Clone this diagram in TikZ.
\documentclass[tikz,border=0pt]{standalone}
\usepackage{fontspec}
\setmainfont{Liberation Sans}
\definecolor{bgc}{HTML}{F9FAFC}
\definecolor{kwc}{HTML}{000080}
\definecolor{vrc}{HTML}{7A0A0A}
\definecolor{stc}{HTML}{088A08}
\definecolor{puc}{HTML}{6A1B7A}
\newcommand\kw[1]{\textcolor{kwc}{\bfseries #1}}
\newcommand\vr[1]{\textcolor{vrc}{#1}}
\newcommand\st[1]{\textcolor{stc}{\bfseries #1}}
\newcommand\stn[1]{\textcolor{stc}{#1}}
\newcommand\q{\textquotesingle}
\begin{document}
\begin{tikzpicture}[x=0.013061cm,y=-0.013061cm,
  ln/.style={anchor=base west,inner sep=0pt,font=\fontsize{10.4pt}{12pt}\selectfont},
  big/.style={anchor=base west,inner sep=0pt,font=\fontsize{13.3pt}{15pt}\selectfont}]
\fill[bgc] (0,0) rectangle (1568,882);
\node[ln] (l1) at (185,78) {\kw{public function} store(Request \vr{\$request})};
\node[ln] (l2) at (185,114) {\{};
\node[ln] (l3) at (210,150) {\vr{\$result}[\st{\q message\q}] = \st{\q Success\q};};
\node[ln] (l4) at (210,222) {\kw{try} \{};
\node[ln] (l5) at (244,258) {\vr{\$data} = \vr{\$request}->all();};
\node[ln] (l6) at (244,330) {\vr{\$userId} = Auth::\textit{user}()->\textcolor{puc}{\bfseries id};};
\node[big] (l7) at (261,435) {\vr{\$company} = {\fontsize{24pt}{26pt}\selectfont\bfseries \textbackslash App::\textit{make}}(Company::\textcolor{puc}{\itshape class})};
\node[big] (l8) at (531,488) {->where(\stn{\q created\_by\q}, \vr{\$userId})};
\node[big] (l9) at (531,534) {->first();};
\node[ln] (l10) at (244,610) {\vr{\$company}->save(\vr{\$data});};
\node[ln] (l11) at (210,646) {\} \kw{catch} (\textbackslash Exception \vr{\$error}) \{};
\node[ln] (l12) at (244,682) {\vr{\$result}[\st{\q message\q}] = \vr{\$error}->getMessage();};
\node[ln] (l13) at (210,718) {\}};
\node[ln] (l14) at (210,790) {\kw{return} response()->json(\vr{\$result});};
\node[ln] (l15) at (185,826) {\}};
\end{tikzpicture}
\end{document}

•••

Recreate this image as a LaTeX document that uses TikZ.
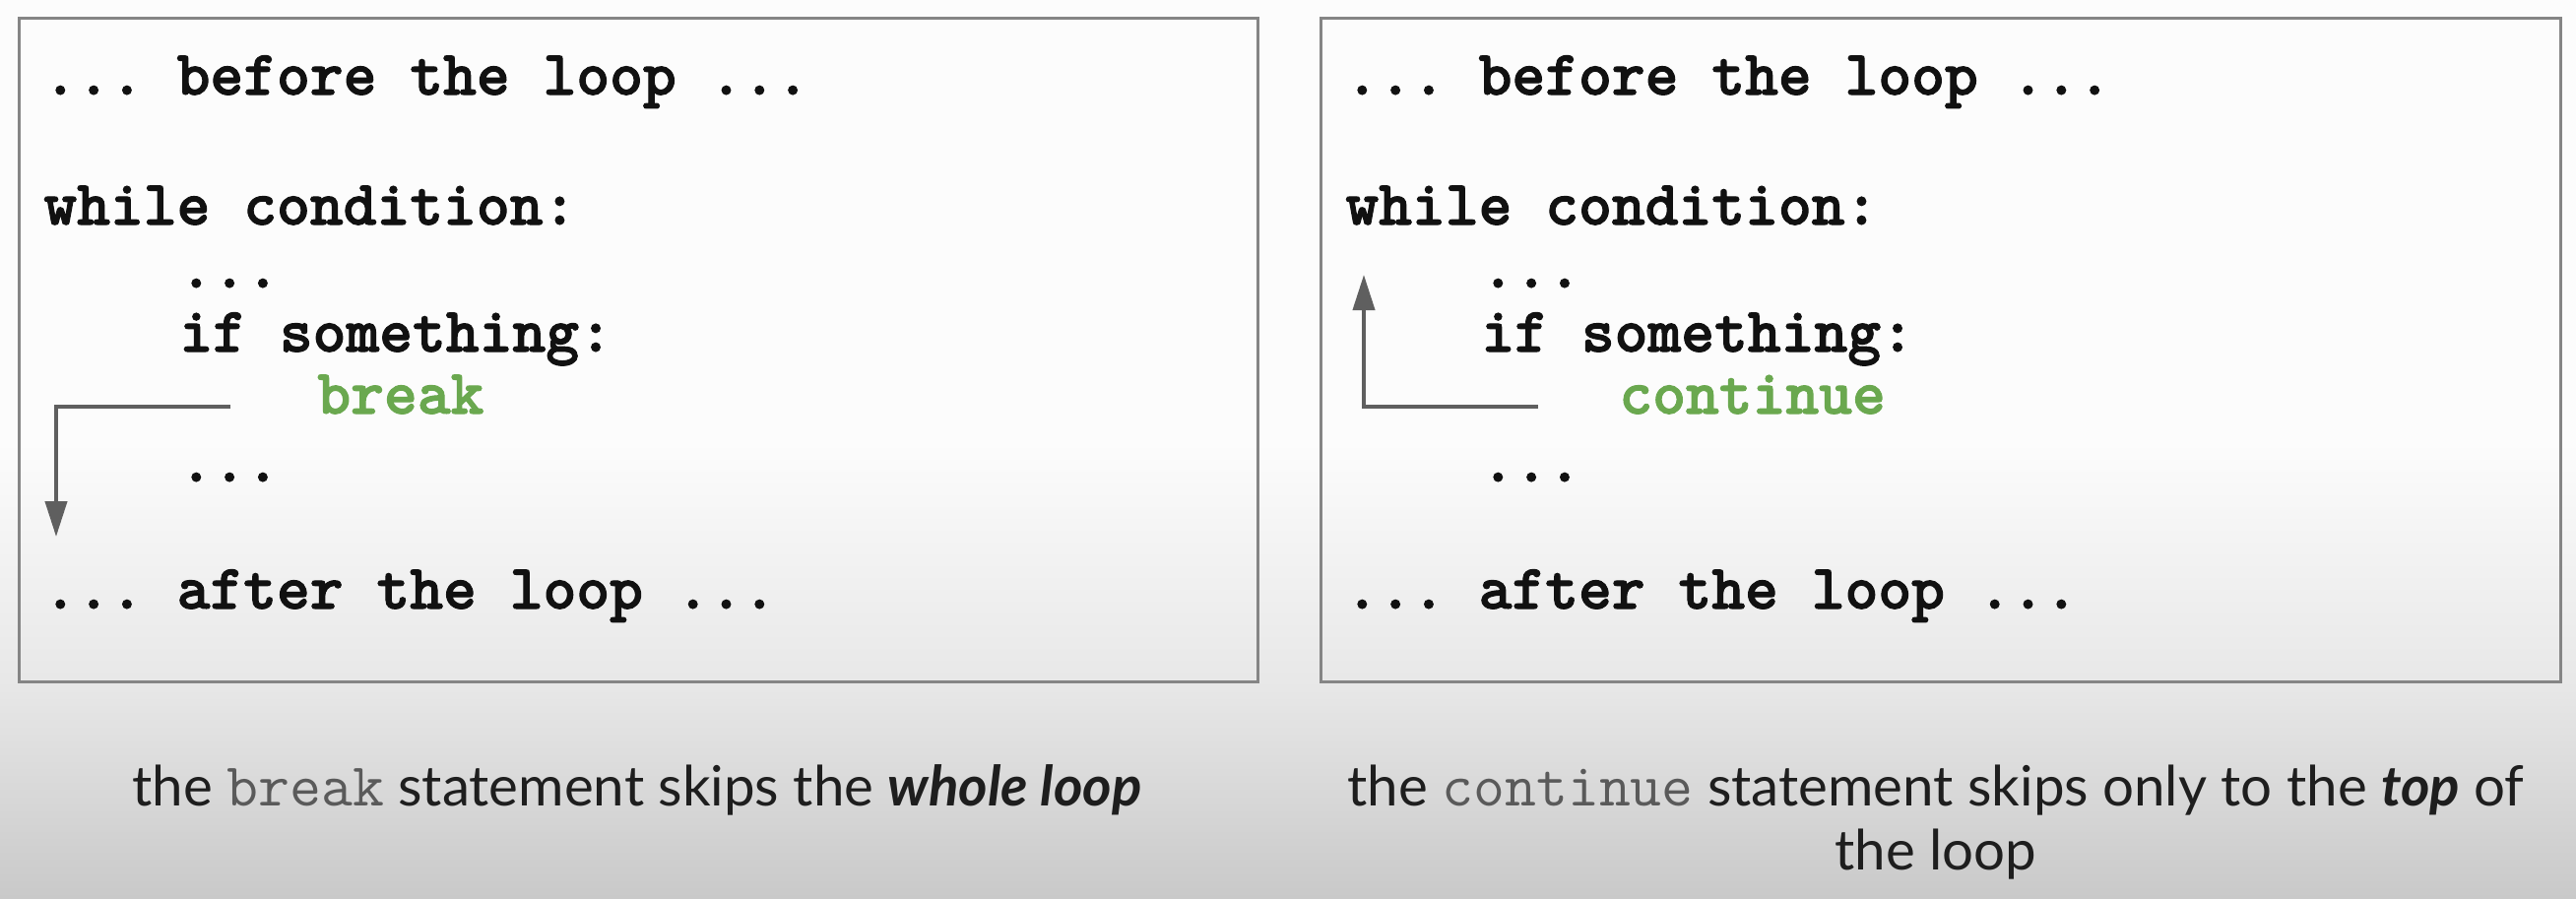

•••

### Short task
Select every line in the records above that contains the word "this".

### The response
Clone this diagram in TikZ.
Recreate this image as a LaTeX document that uses TikZ.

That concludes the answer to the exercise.